Drelle v Servis-Terminal LLC [2024] EWHC 521 (Ch)
- Bankruptcy
- by Caroline McDonagh
- 26-04-2024
A judgment obtained for two billion Rubles in a Russian court was not eligible for registration under the Foreign Judgments (Reciprocal Enforcement) Act 1933, and no separate proceedings were taken in the English courts seeking an English judgment. Could the judgment still be a debt which satisfied the grounds of a bankruptcy petition in an English court under s.267 Insolvency Act 1986?
In this important case, the court rejected a debtor's challenge to a bankruptcy petition which had been presented against him, on the grounds that the debt was disputed. The debt upon which the petition was founded was a foreign judgment granted by the Arbitrazh Court of Yaroslavl in Russia.
The debtor had been unsuccessful in all of his appeals against the debt in Russia. The petitioning creditor then issued a bankruptcy petition against the debtor who was by then residing in England, but did so without first seeking recognition of the judgment under Part 7 CPR. However, the High Court rejected the submission that it was necessary to first seek recognition of a foreign judgment under Part 7 before issuing a bankruptcy petition which was founded upon it.
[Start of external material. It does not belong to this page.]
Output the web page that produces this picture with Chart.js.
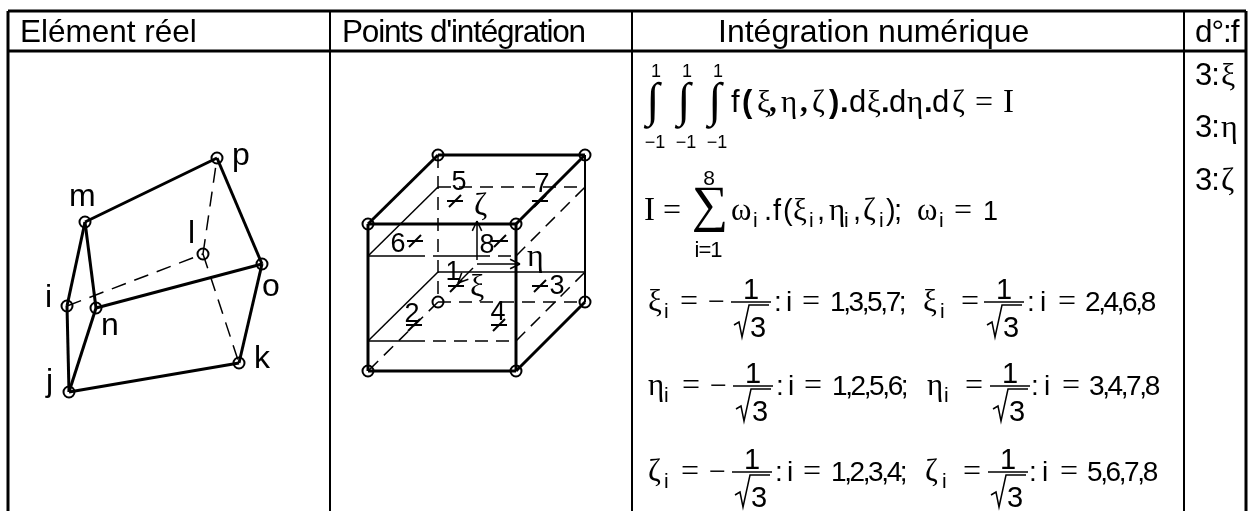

The High Court also rejected the submission that the court should not make a bankruptcy order on the grounds of public policy, specifically because it was alleged that a bankruptcy order would be to the exclusive benefit of the Russian state. This was because Gazprom Neft, being the biggest creditor of the petitioning creditor (which was in liquidation), had funded the bankruptcy proceedings and was ultimately owned by the Russian state.